Nuzum an NFL first for Clovis

Jerry Nuzum and his wife, Mary, embrace after a Las Cruces judge declared the Pittsburgh Steelers halfback innocent of murder charges in 1951. This photo appeared on Page 1 of the Clovis News-Journal on July 2, 1951.

By David Stevens: CNJ Editor

Hank Baskett is Clovis’ only pro football player these days. He’s heading into his third regular-season game as a Philadelphia Eagles rookie receiver today at San Francisco.

But Baskett wasn’t the first Clovis Wildcat to play in the National Football League. That distinction belongs to halfback Jerry Nuzum whose four-year career with the Pittsburgh Steelers was overshadowed by false allegations of murder.

Nuzum, a 1941 CHS graduate, played college football at New Mexico A&M in Las Cruces and in December of 1947 was the 20th player drafted by the NFL. He spent four years with the Steelers, retiring in 1951, the same year a Las Cruces judge declared him innocent of murder charges.

David Atwell, a high school classmate and teammate of Nuzum, said he never doubted his friend’s innocence.

“My first thought was, ‘He couldn’t do that.’ There was never a doubt in my mind,” Atwell said.

Jerry Nuzum spent at least a large part of his childhood in Clovis. The 1932 City Directory lists W. N. and Eva Nuzum and their five children living at 1011 Connelly Street. Jerry was 8 that year, the second youngest among the siblings.

Atwell, now 83 and living in Roswell, said he first became friends with Nuzum when both were in junior high school.

Atwell said Nuzum always “had a lot of pride about him” and was an outstanding football player.

“He was a good guy to be around and a lot of fun to the team,” said Atwell, who played right guard when he and Nuzum were CHS seniors during the 1940 season.
“He was sorta like super glue to a team, because he could hold us together.”

Atwell said he can still remember the team’s favorite play: “The guards would pull out and take off and here come Jerry Nuzum running up our back. … I admired him when he played.”

The 1941 Clovis High School yearbook reported Coach R. K. “Rock” Staubus’ 1940 Wildcats won six games, lost four and tied one.
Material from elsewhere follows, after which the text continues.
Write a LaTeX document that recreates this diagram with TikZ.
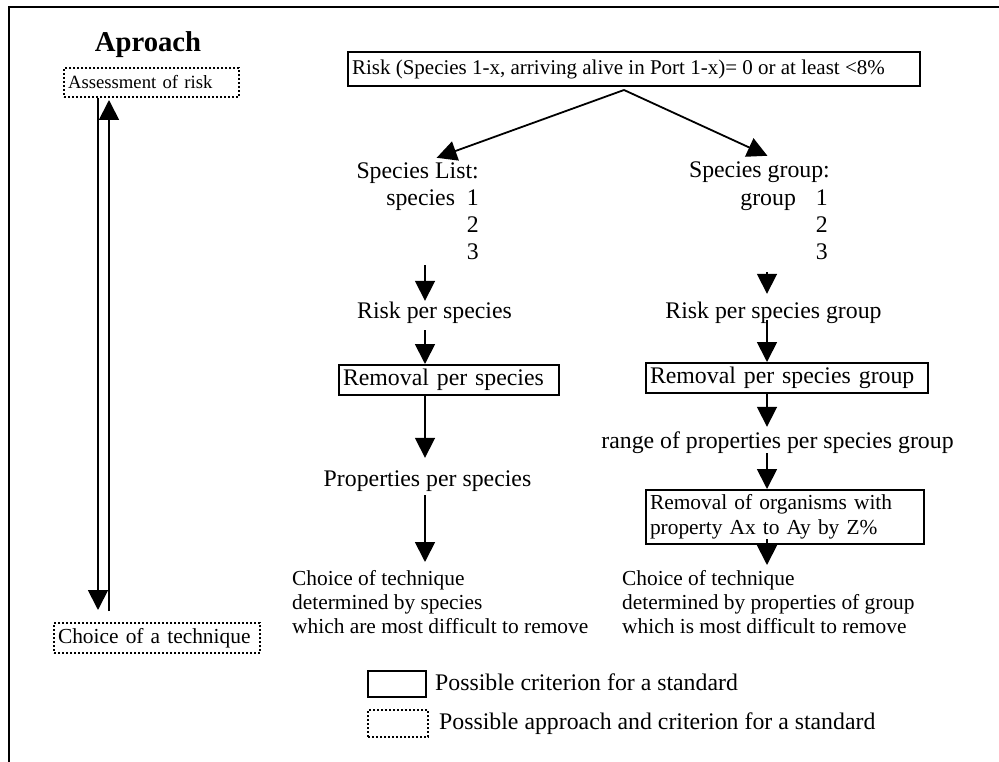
\documentclass[tikz,border=0pt]{standalone}
\usepackage{fontspec}
\setmainfont{Liberation Serif}
\usetikzlibrary{arrows.meta,positioning}

\newcommand{\mainfs}{\fontsize{23.8pt}{27pt}\selectfont}
\newcommand{\smallfs}{\fontsize{21.4pt}{24pt}\selectfont}
\newcommand{\tinyfs}{\fontsize{18.7pt}{22pt}\selectfont}
\newcommand{\titlefs}{\fontsize{28.7pt}{32pt}\selectfont\bfseries}

\begin{document}
\begin{tikzpicture}[x=1pt, y=-1pt,
    txt/.style={inner sep=0pt, font=\mainfs, text height=17pt, text depth=5pt},
    critbox/.style={draw, line width=2pt, inner xsep=4pt, inner ysep=0pt, align=left, anchor=north west},
    apprbox/.style={critbox, dotted},
    arr/.style={-{Triangle[width=20pt,length=20pt]}, line width=1.8pt}
]
    \useasboundingbox (0,0) rectangle (999,762);
    \draw[line width=2pt] (9,762) -- (9,7) -- (999,7);

    % approach column
    \node[font=\titlefs, inner sep=0pt] (title) at (148,45) {Aproach};
    \node[apprbox, font=\tinyfs, text width=167pt, minimum height=29pt] (assess) at (63,67) {Assessment of risk};
    \node[apprbox, font=\smallfs, text width=198pt, minimum height=30pt] (choice) at (53,622) {Choice of a technique};
    \draw[arr] ([xshift=-53.5pt]assess.south) -- ([xshift=-59pt,yshift=12pt]choice.north);
    \draw[arr] ([xshift=-48pt,yshift=11pt]choice.north) -- ([xshift=-42.5pt,yshift=-2pt]assess.south);

    % top criterion
    \node[critbox, font=\fontsize{21pt}{24pt}\selectfont, minimum height=34pt] (top) at (347,51)
        {\makebox[564pt][l]{Risk (Species 1-x, arriving alive in Port 1-x)= 0 or at least <8\%}};

    % species branch
    \node[txt, anchor=east] (spl) at (479,173) {Species List:};
    \node[txt, anchor=east] (sp1) at (479,200) {species\ \ 1};
    \node[txt, anchor=east] (sp2) at (479,227) {2};
    \node[txt, anchor=east] (sp3) at (479,254) {3};
    \node[txt] (risksp) at (434.5,312) {Risk per species};
    \node[critbox, font=\mainfs, text width=212pt, minimum height=30pt] (remsp) at (338,364) {Removal per species};
    \node[txt] (propsp) at (427.5,480) {Properties per species};
    \node[inner sep=0pt, font=\smallfs, align=left, anchor=north west] (choicesp) at (292,570)
        {Choice of technique\\determined by species\\which are most difficult to remove};

    % group branch
    \node[txt, anchor=east] (sgr) at (830,172) {Species group:};
    \node[txt, anchor=east] (sg1) at (828,200) {group\hspace{20pt}1};
    \node[txt, anchor=east] (sg2) at (828,227) {2};
    \node[txt, anchor=east] (sg3) at (828,254) {3};
    \node[txt] (riskgr) at (773.5,312) {Risk per species group};
    \node[critbox, font=\mainfs, text width=274pt, minimum height=30pt] (remgr) at (645,362) {Removal per species group};
    \node[txt] (rangegr) at (777.5,442) {range of properties per species group};
    \node[critbox, font=\fontsize{21.4pt}{25pt}\selectfont, text width=270pt, minimum height=54pt] (orggr) at (645,489)
        {Removal of organisms with\\property Ax to Ay by Z\%};
    \node[inner sep=0pt, font=\smallfs, align=left, anchor=north west] (choicegr) at (622,570)
        {Choice of technique\\determined by properties of group\\which is most difficult to remove};

    % connectors
    \coordinate (colL) at (425,0);
    \coordinate (colR) at (767,0);
    \draw[arr] ([xshift=-10pt,yshift=-3pt]top.south) -- ([xshift=19pt,yshift=4pt]spl.north);
    \draw[arr] ([xshift=-10pt,yshift=-3pt]top.south) -- ([xshift=8pt,yshift=5pt]sgr.north);

    \draw[arr] (colL |- sp3.south) -- (colL |- risksp.north);
    \draw[arr, shorten <=7pt] (colL |- risksp.south) -- (colL |- remsp.north);
    \draw[arr, shorten >=11pt] (colL |- remsp.south) -- (colL |- propsp.north);
    \draw[arr, shorten <=4pt, shorten >=8pt] (colL |- propsp.south) -- (colL |- choicesp.north);

    \draw[arr, shorten <=7pt, shorten >=7pt] (colR |- sg3.south) -- (colR |- riskgr.north);
    \draw[arr, shorten <=-3pt] (colR |- riskgr.south) -- (colR |- remgr.north);
    \draw[arr, shorten >=4pt] (colR |- remgr.south) -- (colR |- rangegr.north);
    \draw[arr] (colR |- rangegr.south) -- (colR |- orggr.north);
    \draw[arr, shorten <=-6pt, shorten >=5pt] (colR |- orggr.south) -- (colR |- choicegr.north);

    % legend
    \node[critbox, minimum width=58pt, minimum height=26pt] (legcrit) at (367,670) {};
    \node[txt, right=8pt of legcrit] (legcrittxt) {Possible criterion for a standard};
    \node[apprbox, minimum width=60pt, minimum height=27pt] (legappr) at (367,709) {};
    \node[txt, right=10pt of legappr] (legapprtxt) {Possible approach and criterion for a standard};
\end{tikzpicture}
\end{document}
Nuzum and quarterback Max Marks were listed as co-captains. The squad produced one all-stater — end Howard Sharp.

While Marks sometimes passed to Sharp, Atwell said the team’s strength was in running the football. “In my book, Jerry was the best runner and one of the best men on defense too,” Atwell said.

Atwell said he was surprised when he learned Nuzum was playing pro football. “We didn’t think about the pros then,” he said. The Clovis News Journal had few reports on its native son or his team, the Steelers. Major League Baseball and Wildcat football usually led the sports pages in those days.
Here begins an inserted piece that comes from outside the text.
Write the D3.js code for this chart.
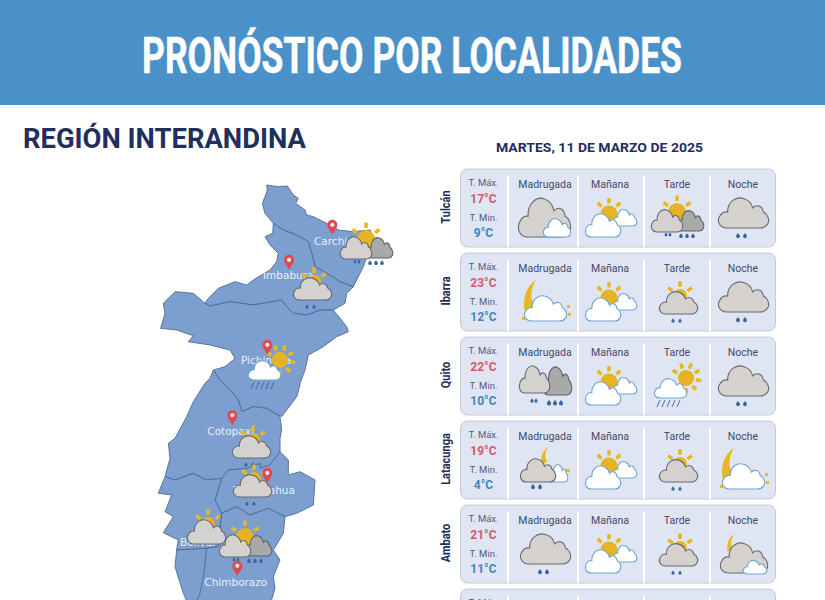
<!DOCTYPE html>
<html lang="es">
<head>
<meta charset="utf-8">
<title>Pronóstico por localidades</title>
<script src="https://cdn.jsdelivr.net/npm/d3@7"></script>
<style>
  html, body { margin: 0; padding: 0; background: #fff; overflow: hidden; }
  text { font-family: Roboto, sans-serif; }
</style>
</head>
<body>
<svg id="chart" width="825" height="600"></svg>
<script>
// Forecast table
var franjas    = ['Madrugada', 'Mañana', 'Tarde', 'Noche'];
var localidades = ['Tulcán', 'Ibarra', 'Quito', 'Latacunga', 'Ambato', 'Riobamba'];
var tempMax    = [17, 23, 22, 19, 21, null];
var tempMin    = [9, 12, 10, 4, 11, null];
var iconosTulcan    = ['grisBlanca', 'parcial', 'tormenta', 'gris'];
var iconosIbarra    = ['lunaBlanca', 'parcial', 'solGris', 'gris'];
var iconosQuito     = ['oscuroLluvia', 'parcial', 'solLluvia', 'gris'];
var iconosLatacunga = ['lunaGris', 'parcial', 'solGris', 'lunaBlanca'];
var iconosAmbato    = ['gris', 'parcial', 'solGris', 'lunaGrisBlanca'];
var iconosRiobamba  = [null, null, null, null];
var iconos = [iconosTulcan, iconosIbarra, iconosQuito, iconosLatacunga, iconosAmbato, iconosRiobamba];

// Province outlines, in traced map units
var carchi = [[350,45],[385,50],[412,48],[430,75],[445,85],[437,100],[465,120],[470,135],[490,140],[530,160],[565,180],[610,185],[660,180],[680,225],[650,260],[640,290],[625,320],[610,350],[570,335],[530,310],[495,290],[488,260],[475,215],[440,195],[400,180],[370,160],[345,130],[337,100],[345,80],[352,60]];
var imbabura = [[370,160],[400,180],[440,195],[475,215],[488,260],[495,290],[530,310],[570,335],[610,350],[590,370],[585,400],[550,420],[510,420],[470,435],[430,430],[405,405],[395,390],[310,405],[240,395],[180,408],[165,400],[175,385],[205,355],[255,335],[290,345],[310,330],[360,300],[380,275],[385,250],[360,225],[345,200],[368,190]];
var pichincha = [[165,400],[180,408],[240,395],[310,405],[395,390],[405,405],[430,430],[470,435],[510,420],[550,420],[590,470],[595,485],[560,500],[520,530],[475,555],[465,600],[450,640],[450,645],[440,680],[395,740],[350,715],[310,710],[275,725],[265,690],[245,665],[210,630],[190,600],[225,590],[255,565],[240,540],[180,525],[115,515],[130,497],[80,480],[32,475],[45,430],[40,400],[75,365],[130,370]];
var cotopaxi = [[190,600],[210,630],[245,665],[265,690],[275,725],[310,710],[350,715],[390,740],[395,780],[390,805],[390,845],[360,885],[330,895],[330,880],[290,895],[235,900],[215,925],[170,930],[130,910],[75,930],[45,920],[60,865],[55,820],[75,805],[110,740],[130,695],[165,640],[180,625]];
var tungurahua = [[215,925],[235,900],[290,895],[330,880],[330,895],[360,885],[390,845],[415,870],[415,915],[450,905],[495,930],[490,1005],[440,1030],[405,1040],[355,1015],[300,1035],[260,1010],[215,1030],[195,990]];
var bolivar = [[45,920],[75,930],[130,910],[170,930],[215,925],[195,990],[215,1030],[205,1130],[170,1135],[80,1140],[85,1110],[40,1088],[70,1040],[45,1025],[65,975],[25,970]];
var chimborazo = [[215,1030],[260,1010],[300,1035],[355,1015],[405,1040],[400,1090],[370,1140],[390,1170],[370,1220],[375,1255],[350,1340],[130,1340],[100,1270],[75,1190],[80,1140],[170,1135],[205,1130]];
var limiteSur = [[170,1135],[160,1220],[150,1270],[130,1320]];
var provincias = [carchi, imbabura, pichincha, cotopaxi, tungurahua, bolivar, chimborazo];

// Map labels, pins and weather, in the same map units
var provinciaNombres = ['Carchi', 'Imbabura', 'Pichincha', 'Cotopaxi', 'Tungurahua', 'Bolívar', 'Chimborazo'];
var provinciaX = [492, 339, 273, 172, 249, 90, 163];
var provinciaY = [224, 327, 583, 796, 973, 1128, 1247];
var provinciaIconos = ['tormenta', 'solGris', 'solLluvia', 'solGris', 'solGris', 'solGrisSeco', 'tormenta'];
var iconoX = [648, 483, 363, 300, 303, 165, 285];
var iconoY = [216, 345, 585, 819, 936, 1071, 1110];
var pinX = [547, 417, 352, 247, 352, null, 262];
var pinY = [170, 275, 530, 742, 915, null, 1193];

var svg = d3.select('#chart');
var W = 825, H = 600;

var azul = '#4a91c9', marino = '#222e5c';

// Map scales
var mapX = d3.scaleLinear().domain([0, 270]).range([150, 240]);
var mapY = d3.scaleLinear().domain([0, 1290]).range([170, 600]);

// Cloud outline in a 100x60 box
var cloudPath = 'M18,60 C4,60 -3,48 3,38 C7,30 13,28 19,29 C18,10 35,-2 50,3 C60,6 66,13 68,21 C75,14 87,16 89,29 C98,33 103,47 96,54 C92,60 86,60 82,60 Z';
var cloudStyles = {
    gris:   { fill: '#d5d1ce', stroke: '#666b72' },
    oscuro: { fill: '#a9a9a9', stroke: '#5d6268' },
    blanca: { fill: '#ffffff', stroke: '#6fa6cf' }
};

function cloud(g, x, y, w, h, kind){
    g.append('path')
        .attr('d', cloudPath)
        .attr('transform', 'translate(' + x + ',' + y + ') scale(' + (w / 100) + ',' + (h / 60) + ')')
        .attr('vector-effect', 'non-scaling-stroke')
        .attr('fill', cloudStyles[kind].fill)
        .attr('stroke', cloudStyles[kind].stroke)
        .attr('stroke-width', 1.1);
}

function sun(g, x, y, r, angles){
    angles.forEach(function(a){
        g.append('rect')
            .attr('x', r + 2).attr('y', -1.8)
            .attr('width', 5.5).attr('height', 3.6)
            .attr('rx', 0.8)
            .attr('fill', '#e6b822')
            .attr('transform', 'translate(' + x + ',' + y + ') rotate(' + a + ')');
    });
    g.append('circle').attr('cx', x).attr('cy', y).attr('r', r).attr('fill', '#e6b422');
}

function drops(g, xs, y, size){
    xs.forEach(function(x){
        g.append('path')
            .attr('d', 'M0,-1.6 C0.9,-0.4 1.6,0.3 1.6,1.1 A1.6,1.6 0 0 1 -1.6,1.1 C-1.6,0.3 -0.9,-0.4 0,-1.6 Z')
            .attr('transform', 'translate(' + x + ',' + y + ') scale(' + size + ')')
            .attr('fill', '#3566a0');
    });
}

function moon(g, x, y, s){
    g.append('path')
        .attr('d', 'M7,-16 C-3,-10 -7,4 -4,16 L6,10 C1,4 1,-6 7,-16 Z')
        .attr('transform', 'translate(' + x + ',' + y + ') scale(' + s + ')')
        .attr('fill', '#e6b822');
}

// One function per weather icon, centred on the column
var iconFns = {
    gris: function(g){
        cloud(g, -25, -18, 51, 31, 'gris');
        drops(g, [-5, 2], 20, 1.2);
    },
    grisBlanca: function(g){
        cloud(g, -27, -18, 53, 40, 'gris');
        cloud(g, -2, 3, 28, 19, 'blanca');
    },
    parcial: function(g){
        sun(g, -1, -1, 8.5, [-135, -90, -45]);
        cloud(g, 3, -6, 24, 17, 'blanca');
        cloud(g, -25, -2, 36, 24, 'blanca');
    },
    tormenta: function(g){
        sun(g, 0, -3, 9, [-145, -90, -35]);
        cloud(g, 0, -5, 27, 21, 'oscuro');
        cloud(g, -26, -6, 32, 23, 'gris');
        drops(g, [-11, -7], 19, 0.9);
        drops(g, [4, 10, 16], 20, 1.15);
    },
    solGris: function(g){
        sun(g, 3, -3, 7, [-145, -90, -35]);
        cloud(g, -18, -8, 39, 23, 'gris');
        drops(g, [-4, 3], 21, 1);
    },
    solGrisSeco: function(g){
        sun(g, 3, -3, 7, [-145, -90, -35]);
        cloud(g, -18, -8, 39, 25, 'gris');
    },
    lunaBlanca: function(g){
        moon(g, -16, -3, 1);
        g.append('rect').attr('x', 22).attr('y', 6).attr('width', 3).attr('height', 3).attr('fill', '#e6b822');
        g.append('rect').attr('x', 23).attr('y', 14).attr('width', 3).attr('height', 3).attr('fill', '#e6b822');
        g.append('rect').attr('x', -23).attr('y', 18).attr('width', 3).attr('height', 3).attr('fill', '#e6b822');
        cloud(g, -21, -4, 43, 26, 'blanca');
    },
    oscuroLluvia: function(g){
        cloud(g, -2, -17, 29, 29, 'oscuro');
        cloud(g, -26, -18, 31, 28, 'gris');
        drops(g, [-13, -9], 17, 1);
        drops(g, [4, 10, 16], 19, 1.3);
    },
    solLluvia: function(g){
        sun(g, 9, -5, 8, [-150, -110, -70, -30, 10, 50, 90]);
        cloud(g, -23, -5, 33, 20, 'blanca');
        [-20, -15, -10, -5, 0].forEach(function(x){
            g.append('line')
                .attr('x1', x + 3).attr('y1', 17)
                .attr('x2', x).attr('y2', 24)
                .attr('stroke', '#3566a0').attr('stroke-width', 0.9);
        });
    },
    lunaGris: function(g){
        moon(g, -1, -11, 0.55);
        cloud(g, 5, -3, 18, 18, 'blanca');
        g.append('rect').attr('x', 21).attr('y', 2).attr('width', 4).attr('height', 3).attr('fill', '#e6b822');
        cloud(g, -25, -9, 36, 24, 'gris');
        drops(g, [-12, -5], 19, 1.2);
    },
    lunaGrisBlanca: function(g){
        moon(g, -13, -8, 0.55);
        cloud(g, -23, -9, 48, 31, 'gris');
        cloud(g, 0, 9, 24, 14, 'blanca');
    }
};

function drawIcon(parent, name, x, y){
    var g = parent.append('g').attr('transform', 'translate(' + x + ',' + y + ')');
    iconFns[name](g);
}

// Squeeze a heading to the width it has in the original artwork
function fitWidth(sel, x, y, width){
    var natural = sel.node().getComputedTextLength();
    sel.attr('transform', 'translate(' + x + ',' + y + ') scale(' + (width / natural) + ',1)');
}

// Header
svg.append('rect').attr('width', W).attr('height', 105).attr('fill', azul);
svg.append('text')
    .attr('font-size', 50).attr('font-weight', 700).attr('fill', '#fff')
    .attr('stroke', '#fff').attr('stroke-width', 0.5)
    .text('PRONÓSTICO POR LOCALIDADES')
    .call(fitWidth, 142, 73, 540);
svg.append('text')
    .attr('font-size', 27).attr('font-weight', 700).attr('fill', marino)
    .text('REGIÓN INTERANDINA')
    .call(fitWidth, 23, 148, 283);
svg.append('text')
    .attr('font-size', 13).attr('font-weight', 700).attr('fill', marino)
    .text('MARTES, 11 DE MARZO DE 2025')
    .call(fitWidth, 496, 152, 207);

// Map
var shape = d3.line().x(function(d){ return mapX(d[0]); }).y(function(d){ return mapY(d[1]); });
var mapa = svg.append('g');
mapa.selectAll('path.provincia')
    .data(provincias)
    .enter()
    .append('path')
    .attr('class', 'provincia')
    .attr('d', function(d){ return shape(d) + 'Z'; })
    .attr('fill', '#7c9fd0')
    .attr('stroke', '#4c6b93')
    .attr('stroke-width', 0.9)
    .attr('stroke-linejoin', 'round');
mapa.append('path')
    .attr('d', shape(limiteSur))
    .attr('fill', 'none')
    .attr('stroke', '#4c6b93')
    .attr('stroke-width', 0.9);

mapa.selectAll('text.provincia')
    .data(provinciaNombres)
    .enter()
    .append('text')
    .attr('class', 'provincia')
    .attr('x', function(d, i){ return mapX(provinciaX[i]); })
    .attr('y', function(d, i){ return mapY(provinciaY[i]); })
    .style('font-family', '"DejaVu Sans", sans-serif')
    .attr('font-size', 10.5)
    .attr('fill', '#e9eef8')
    .text(function(d){ return d; });

provinciaIconos.forEach(function(name, i){
    drawIcon(mapa, name, mapX(iconoX[i]), mapY(iconoY[i]));
});

// Location pins sit above the weather icons
pinX.forEach(function(px, i){
    if(px === null) return;
    var pin = mapa.append('g').attr('transform', 'translate(' + mapX(px) + ',' + mapY(pinY[i]) + ')');
    pin.append('path')
        .attr('d', 'M0,8 C-2,4 -5,1.5 -5,-2 A5,5 0 0 1 5,-2 C5,1.5 2,4 0,8 Z')
        .attr('fill', '#e04a4f');
    pin.append('circle').attr('cx', 0).attr('cy', -2).attr('r', 2).attr('fill', '#fff');
});

// Forecast cards
var cardTop = d3.scaleLinear().domain([0, 1]).range([169, 253]);
var colX = d3.scaleOrdinal().domain(franjas).range([545, 610, 677, 743]);
var dividers = [508, 578, 644, 710];

var cards = svg.selectAll('g.card')
    .data(localidades)
    .enter()
    .append('g')
    .attr('class', 'card')
    .attr('transform', function(d, i){ return 'translate(0,' + cardTop(i) + ')'; });

cards.append('rect')
    .attr('x', 460.5).attr('y', 0)
    .attr('width', 315).attr('height', 78)
    .attr('rx', 7)
    .attr('fill', '#dfe5f3')
    .attr('stroke', '#c3cad8');

cards.append('text')
    .attr('transform', 'translate(449.5,38) rotate(-90) scale(0.88,1)')
    .attr('text-anchor', 'middle')
    .attr('font-size', 12.5).attr('font-weight', 700).attr('fill', marino)
    .text(function(d){ return d; });

dividers.forEach(function(x){
    cards.append('rect')
        .attr('x', x - 1).attr('y', 7)
        .attr('width', 2).attr('height', 71)
        .attr('fill', '#fff');
});

cards.append('text')
    .attr('x', 483.5).attr('y', 17)
    .attr('text-anchor', 'middle')
    .attr('font-size', 9.5).attr('fill', '#55607a')
    .text('T. Máx.');
cards.append('text')
    .attr('x', 483.5).attr('y', 33.5)
    .attr('text-anchor', 'middle')
    .attr('font-size', 12).attr('font-weight', 700).attr('fill', '#d9566a')
    .text(function(d, i){ return tempMax[i] === null ? '' : tempMax[i] + '°C'; });
cards.append('text')
    .attr('x', 483.5).attr('y', 51.5)
    .attr('text-anchor', 'middle')
    .attr('font-size', 9.5).attr('fill', '#55607a')
    .text('T. Min.');
cards.append('text')
    .attr('x', 483.5).attr('y', 67.5)
    .attr('text-anchor', 'middle')
    .attr('font-size', 12).attr('font-weight', 700).attr('fill', '#3f86c0')
    .text(function(d, i){ return tempMin[i] === null ? '' : tempMin[i] + '°C'; });

franjas.forEach(function(franja, f){
    cards.append('text')
        .attr('x', colX(franja)).attr('y', 18.5)
        .attr('text-anchor', 'middle')
        .attr('font-size', 10.5).attr('fill', '#3f4b68')
        .text(franja);
    cards.each(function(d, i){
        if(iconos[i][f])
            drawIcon(d3.select(this), iconos[i][f], colX(franja), 46);
    });
});
</script>
</body>
</html>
But the 6-foot-1-inch, 200-pound halfback was among the NFL’s best, at least for one season.

In 1949, Nuzum rushed for 611 yards and scored seven touchdowns. He led his team in both statistical categories and was fifth among the league’s rushers that year.

But 1949 was memorable for Nuzum in another way — that was the year he was accused of killing an 18-year-old Las Cruces waitress.

A witness alleged Nuzum was seen arguing with Ovida “Cricket” Coogler about 3 a.m. on March 30, 1949, in front of a bar. Seventeen days later, Coogler’s body was found in the desert by three teenage boys. An autopsy showed her skull had been fractured and she’d been run over by a car.

Nuzum was arrested, but denied any involvement in the death. The case ultimately received a national spotlight after a woman said she saw two state police officers throw Coogler into a police car and drive away after slugging her unconscious.

Nuzum faced trial in the case, but a district judge declared him innocent.

“The judge said the prosecution failed entirely to connect Nuzum in any way with the death of the waitress,” The Associated Press reported.

“It does not solve or dispose of the crime itself,” Judge Charles Fowler told the courtroom, “but only brings a verdict of innocent for the defendant in this case. …
Assuming that every bit of evidence submitted by the state is true, there is nothing but conjecture pure and simple to connect the defendant with her death.

“It would be an insult to your intelligence as reasonable men to ask you to speculate or to guess,” Fowler told the jury in announcing the directed verdict.

Nuzum told reporters the day was the second happiest in his life. The first, AP reported, was when he was wed to his 25-year-old wife Mary.

“I was always pretty confident,” he said, “but naturally I worried. I didn’t see how anyone could say I had done it. But you never can tell.”

Following the trial, Nuzum visited his parents in Clovis before returning to his home in Pittsburgh.

Coogler’s killer was never identified. A documentary, “The Silence of Cricket Coogler: A Political Murder and Cover-up,” was released in 2002.

After his football career ended, Nuzum sold cars for a living. He retired in the early 1990s after running Jerry Nuzum Chevrolet for about 10 years in Uniontown, Pa., friends said. He died in 1997, at age 73, and was survived by two daughters.